Na cobertura de Ipanema, onde passou a morar, Elis tratava os amigos de Ronaldo com distância e desconfiança. Com ele, alternava momentos de ternura explícita com ataques furiosos, pelos menores motivos e diante de quem quer que fosse, fazendo uma versão brasileira, mais apimentada, de “Quem tem medo de Virginia Woolf”, a peça de Albee. Ronaldo estava feliz e parecia se divertir com as brigas, tratava Elis como se fosse uma menina, como uma potranca puro-sangue que precisava ser domada. Aos poucos ela foi se acostumando com a sua nova turma, ficando mais segura e simpática, chegou até a ir ao Maracanã com a gente, no meio da torcida “Jovem Flu”, e dizia para a imprensa que era tricolor desde criancinha, quando torcia para o Grêmio de Porto Alegre. Com seu poder e influência sobre Elis, Ronaldo pensava que poderia restabelecer um pouco de ordem e hierarquia na música brasileira em seu maior palco — “O fino”. Que poderia enfrentar os populistas, demagogos, esquerdistas e jovem-guardistas e talvez fazer renascer a bossa nova.

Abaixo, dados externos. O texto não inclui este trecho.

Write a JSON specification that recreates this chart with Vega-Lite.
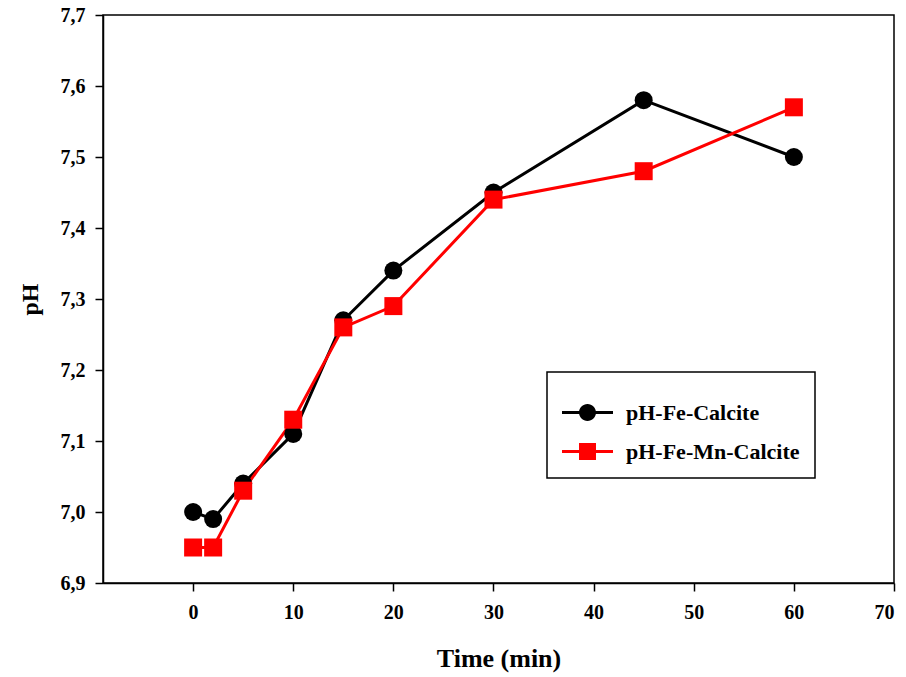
{
  "$schema": "https://vega.github.io/schema/vega-lite/v6.json",
  "width": 791,
  "height": 568,
  "autosize": {"type": "none"},
  "padding": {"left": 103, "top": 15, "right": 12, "bottom": 94},
  "background": "white",
  "config": {
    "view": {"stroke": "black", "strokeWidth": 1.5},
    "axis": {
      "domainColor": "black", "domainWidth": 1.5,
      "tickColor": "black", "tickWidth": 1.5, "tickSize": 8,
      "grid": false
    }
  },
  "data": {
    "values": [
      {"time": 0, "pH": 7.00, "series": "pH-Fe-Calcite"},
      {"time": 2, "pH": 6.99, "series": "pH-Fe-Calcite"},
      {"time": 5, "pH": 7.04, "series": "pH-Fe-Calcite"},
      {"time": 10, "pH": 7.11, "series": "pH-Fe-Calcite"},
      {"time": 15, "pH": 7.27, "series": "pH-Fe-Calcite"},
      {"time": 20, "pH": 7.34, "series": "pH-Fe-Calcite"},
      {"time": 30, "pH": 7.45, "series": "pH-Fe-Calcite"},
      {"time": 45, "pH": 7.58, "series": "pH-Fe-Calcite"},
      {"time": 60, "pH": 7.50, "series": "pH-Fe-Calcite"},
      {"time": 0, "pH": 6.95, "series": "pH-Fe-Mn-Calcite"},
      {"time": 2, "pH": 6.95, "series": "pH-Fe-Mn-Calcite"},
      {"time": 5, "pH": 7.03, "series": "pH-Fe-Mn-Calcite"},
      {"time": 10, "pH": 7.13, "series": "pH-Fe-Mn-Calcite"},
      {"time": 15, "pH": 7.26, "series": "pH-Fe-Mn-Calcite"},
      {"time": 20, "pH": 7.29, "series": "pH-Fe-Mn-Calcite"},
      {"time": 30, "pH": 7.44, "series": "pH-Fe-Mn-Calcite"},
      {"time": 45, "pH": 7.48, "series": "pH-Fe-Mn-Calcite"},
      {"time": 60, "pH": 7.57, "series": "pH-Fe-Mn-Calcite"}
    ]
  },
  "encoding": {
    "x": {
      "field": "time", "type": "quantitative",
      "scale": {"domain": [-9, 70], "nice": false, "zero": false},
      "axis": {"title": "Time (min)", "values": [0, 10, 20, 30, 40, 50, 60, 70],
               "labelFont": "Liberation Serif", "labelFontWeight": "bold", "labelFontSize": 20, "labelColor": "black",
               "titleFont": "Liberation Serif", "titleFontWeight": "bold", "titleFontSize": 26, "titleColor": "black",
               "labelPadding": 11, "titlePadding": 23}
    },
    "y": {
      "field": "pH", "type": "quantitative",
      "scale": {"domain": [6.9, 7.7], "nice": false, "zero": false},
      "axis": {"title": "pH", "values": [6.9, 7.0, 7.1, 7.2, 7.3, 7.4, 7.5, 7.6, 7.7],
               "labelExpr": "replace(format(datum.value, '.1f'), '.', ',')",
               "labelFont": "Liberation Serif", "labelFontWeight": "bold", "labelFontSize": 20, "labelColor": "black",
               "titleFont": "Liberation Serif", "titleFontWeight": "bold", "titleFontSize": 24, "titleColor": "black",
               "labelPadding": 10, "titlePadding": 18}
    },
    "color": {
      "field": "series", "type": "nominal",
      "scale": {"domain": ["pH-Fe-Calcite", "pH-Fe-Mn-Calcite"], "range": ["black", "#ff0000"]},
      "legend": {
        "title": null,
        "orient": "none",
        "legendX": 444,
        "legendY": 357,
        "strokeColor": "black",
        "fillColor": "white",
        "padding": 15,
        "labelFont": "Liberation Serif",
        "labelFontWeight": "bold",
        "labelFontSize": 22,
        "labelColor": "black",
        "labelLimit": 400,
        "labelOffset": 13,
        "symbolSize": 2601,
        "symbolStrokeWidth": 0,
        "rowPadding": 2,
        "encode": {
          "legend": {"update": {"strokeWidth": {"value": 1.5}}},
          "symbols": {
            "update": {
              "shape": {"signal": "datum.value == 'pH-Fe-Calcite' ? 'M0.333,0 A0.333,0.333 0 1,1 -0.333,0 A0.333,0.333 0 1,1 0.333,0 Z M-1,-0.06 L1,-0.06 L1,0.06 L-1,0.06 Z' : 'M-0.333,-0.333 L0.333,-0.333 L0.333,0.333 L-0.333,0.333 Z M-1,-0.06 L1,-0.06 L1,0.06 L-1,0.06 Z'"},
              "fill": {"signal": "datum.value == 'pH-Fe-Calcite' ? 'black' : '#ff0000'"},
              "size": {"value": 2601},
              "strokeWidth": {"value": 0},
              "opacity": {"value": 1}
            }
          }
        }
      }
    }
  },
  "layer": [
    {
      "mark": {"type": "line", "strokeWidth": 3}
    },
    {
      "transform": [{"filter": "datum.series == 'pH-Fe-Calcite'"}],
      "mark": {"type": "point", "shape": "circle", "filled": true, "opacity": 1, "size": 324}
    },
    {
      "transform": [{"filter": "datum.series == 'pH-Fe-Mn-Calcite'"}],
      "mark": {"type": "point", "shape": "square", "filled": true, "opacity": 1, "size": 324}
    }
  ]
}
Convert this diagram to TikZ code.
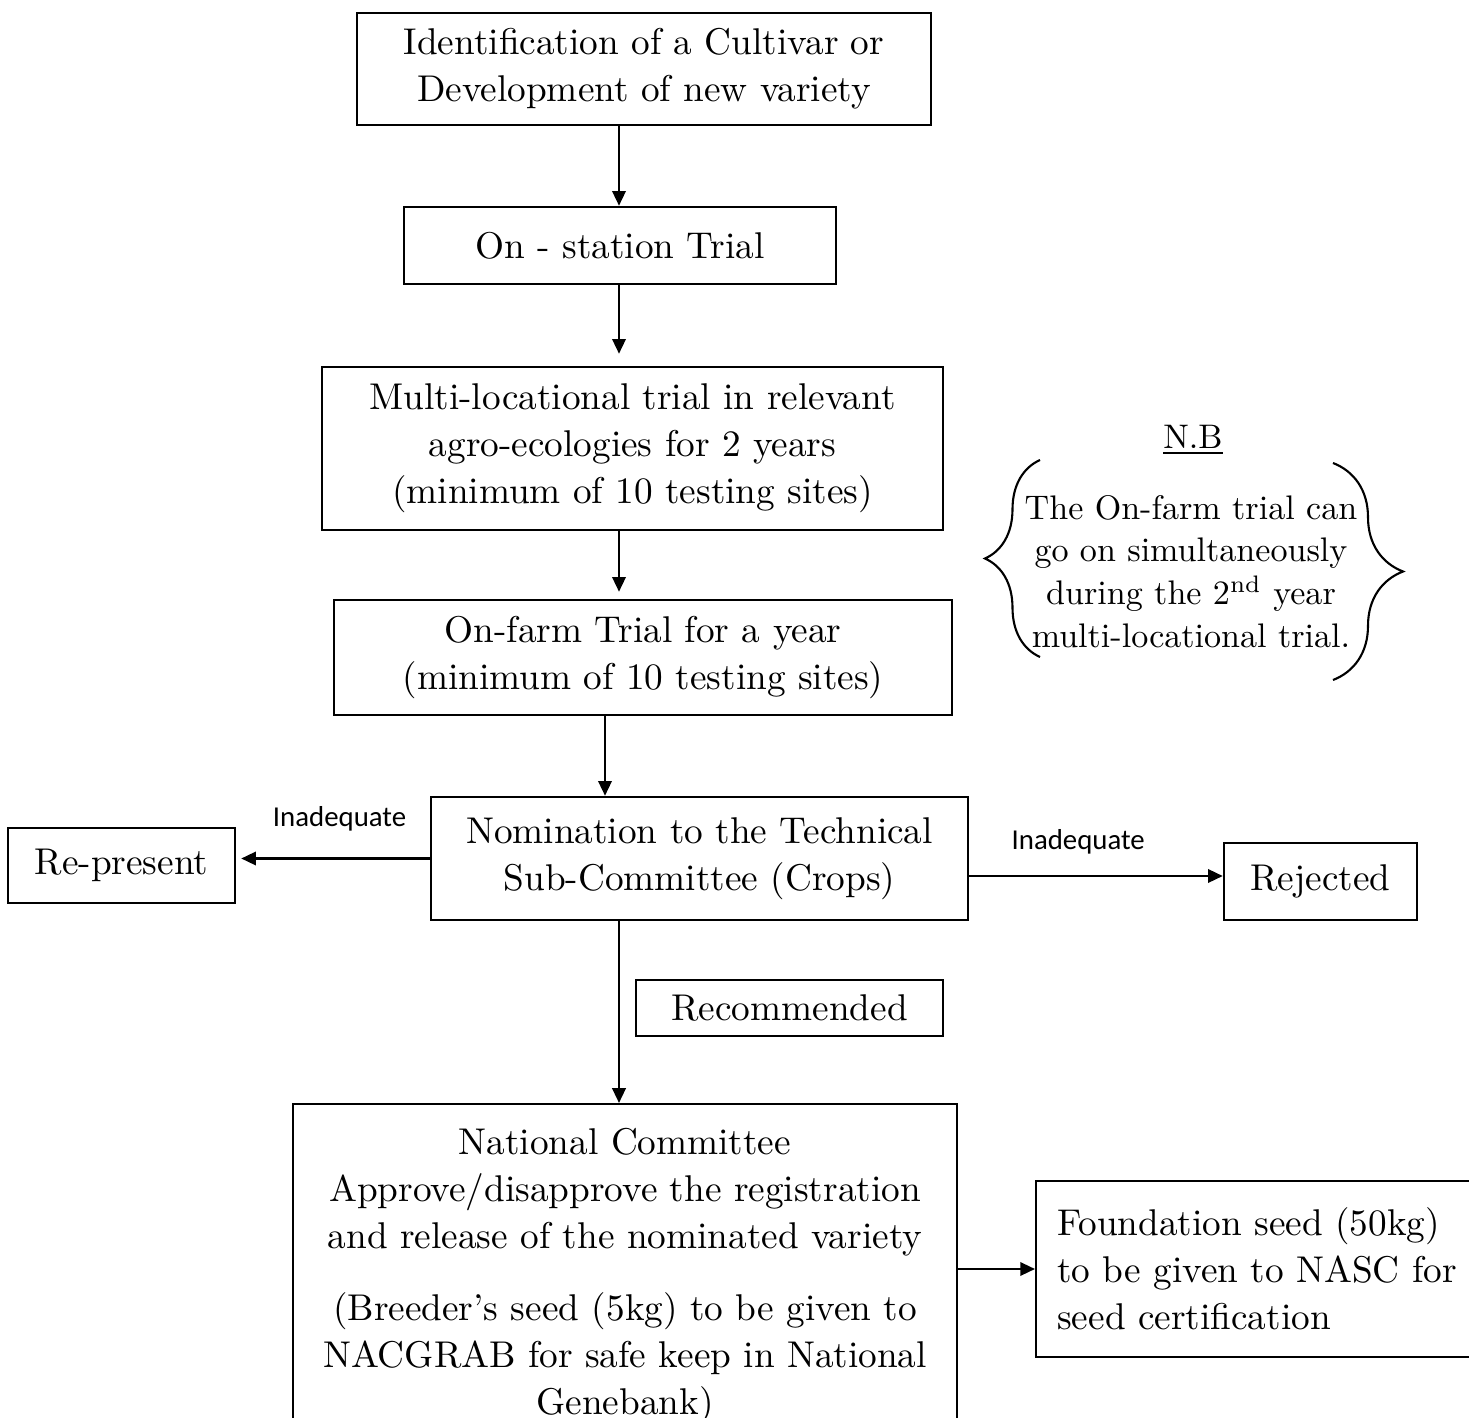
\documentclass[tikz,border=0pt]{standalone}
\usepackage{fontspec}
\newfontfamily\labelfont{Carlito}
\usetikzlibrary{arrows.meta, positioning, decorations.pathreplacing}
\newcommand{\boxsize}{\fontsize{10.6}{13.4}\selectfont}
\newcommand{\notesize}{\fontsize{9.7}{12.2}\selectfont}

\begin{document}
\begin{tikzpicture}[
  stage/.style={draw, line width=0.7pt, align=center, inner sep=0pt, font=\boxsize},
  arr/.style={-{Triangle[length=4.2pt, width=3.8pt]}, line width=0.7pt},
  lbl/.style={font=\labelfont\fontsize{8.2}{10}\selectfont, inner sep=0pt}
]
\useasboundingbox (0,0) rectangle (14.69,-14.18);
\clip (0,0) rectangle (14.69,-14.18);
% the main column of boxes
\node[stage, minimum width=5.74cm, minimum height=1.12cm] (ident) at (6.44,-0.69) {Identification of a Cultivar or\\ Development of new variety};
\node[stage, minimum width=4.32cm, minimum height=0.77cm] (station) at (6.20,-2.455) {On - station Trial};
\node[stage, minimum width=6.21cm, minimum height=1.63cm] (multi) at (6.325,-4.485) {Multi-locational trial in relevant\\ agro-ecologies for 2 years\\ (minimum of 10 testing sites)};
\node[stage, minimum width=6.18cm, minimum height=1.15cm] (onfarm) at (6.43,-6.575) {On-farm Trial for a year\\ (minimum of 10 testing sites)};
\node[stage, minimum width=5.37cm, minimum height=1.23cm] (nomin) at (6.995,-8.585) {Nomination to the Technical\\ Sub-Committee (Crops)};
\node[stage, minimum width=6.64cm, anchor=north, inner ysep=0.24cm] (natl) at (6.25,-11.03) {National Committee\\ Approve/disapprove the registration\\ and release of the nominated variety\\[7pt] (Breeder's seed (5kg) to be given to\\ NACGRAB for safe keep in National\\ Genebank)};
% the boxes at the sides
\node[stage, minimum width=2.27cm, minimum height=0.75cm] (repres) at (1.215,-8.655) {Re-present};
\node[stage, minimum width=1.93cm, minimum height=0.77cm] (reject) at (13.205,-8.815) {Rejected};
\node[stage, minimum width=3.07cm, minimum height=0.56cm] (recom) at (7.895,-10.08) {Recommended};
\node[stage, anchor=west, align=left, text width=4.44cm, inner xsep=0.21cm, minimum height=1.76cm] (found) at (10.35,-12.69) {Foundation seed (50kg)\\ to be given to NASC for\\ seed certification};
% the note with its two braces
\node[font=\notesize, inner sep=0pt] (nbhead) at (11.93,-4.40) {\underline{N.B}};
\node[font=\notesize, align=center, inner sep=0pt] (note) at (11.91,-5.715) {The On-farm trial can\\ go on simultaneously\\ during the 2\textsuperscript{nd} year\\ multi-locational trial.};
\draw[line width=0.6pt, decorate, decoration={brace, amplitude=0.55cm}] (10.40,-6.57) -- (10.40,-4.60);
\draw[line width=0.6pt, decorate, decoration={brace, amplitude=0.70cm}] (13.33,-4.63) -- (13.33,-6.80);
% the arrows down the column
\coordinate (spine) at (6.19,0);
\coordinate (spineb) at (6.05,0);
\draw[arr] (ident.south -| spine) -- (station.north -| spine);
\draw[arr, shorten >=0.12cm] (station.south -| spine) -- (multi.north -| spine);
\draw[arr, shorten >=0.07cm] (multi.south -| spine) -- (onfarm.north -| spine);
\draw[arr] (onfarm.south -| spineb) -- (nomin.north -| spineb);
\draw[arr] (nomin.south -| spine) -- (natl.north -| spine);
% the arrows to the sides
\draw[arr, shorten >=0.05cm] (nomin.west) -- node[lbl, pos=0.466, above=0.26cm] {Inadequate} (nomin.west -| repres.east);
\draw[arr] ([yshift=-0.175cm]nomin.east) -- node[lbl, pos=0.43, above=0.21cm] {Inadequate} ([yshift=-0.175cm]nomin.east -| reject.west);
\draw[arr] (found.west -| natl.east) -- (found.west);
\end{tikzpicture}
\end{document}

Até o carnaval foram mais três programas “Um instante maestro” e os cachezinhos representaram considerável reforço para o meu caixa momesco. As discussões sobre músicas de carnaval foram animadas, não só se falava mal das novas, como se celebravam as velhas, que eu conhecia e amava desde criança. O auditório participava ativamente vaiando e aplaudindo as opiniões dos jurados, e Flávio Cavalcanti percebeu logo que tinha encontrado um novo formato de programa.
Depois convidou todos para jantar, pediu atenção, baixou a voz e com seu habitual estilo conspiratório e bombástico nos disse que depois do carnaval iria estrear na TV Tupi. E que levaria com ele o seu júri musical, que comentaria e debateria não apenas músicas de carnaval, mas toda a música popular brasileira. E ganhando um cachê de verdade. Depois do carnaval, virei crítico musical na televisão. De smoking, gravava uma vez por semana “Um instante maestro” no auditório do Cassino da Urca e debatia acaloradamente com os jurados
— que ou eram ultraconservadores e agressivos ou simpáticos que não entendiam nada de música. Desde o início, defendi sincera e apaixonadamente aquilo em que acreditava, novidade e qualidade, sofisticação e rebeldia, e muitas vezes me chocava contra a intolerância e falta de humor da mesa, mas freqüentemente o auditório me apoiava nessas posições mais liberais. Todos aqueles dias e noites ouvindo discos, lendo, estudando e discutindo música não tinham sido em vão: a ESDI começava a perder um aluno. Na televisão, me tornei o porta-voz da nova música, que era abominada pelos outros jurados. Defendia a esquerda musical e Roberto Carlos, me divertia com o samba-jovem e a pilantragem, que eles detestavam, defendia e promovia meus amigos. Flávio provocava, incentivava as discussões, levava cantores para apresentar músicas polêmicas, que eram julgadas de corpo presente.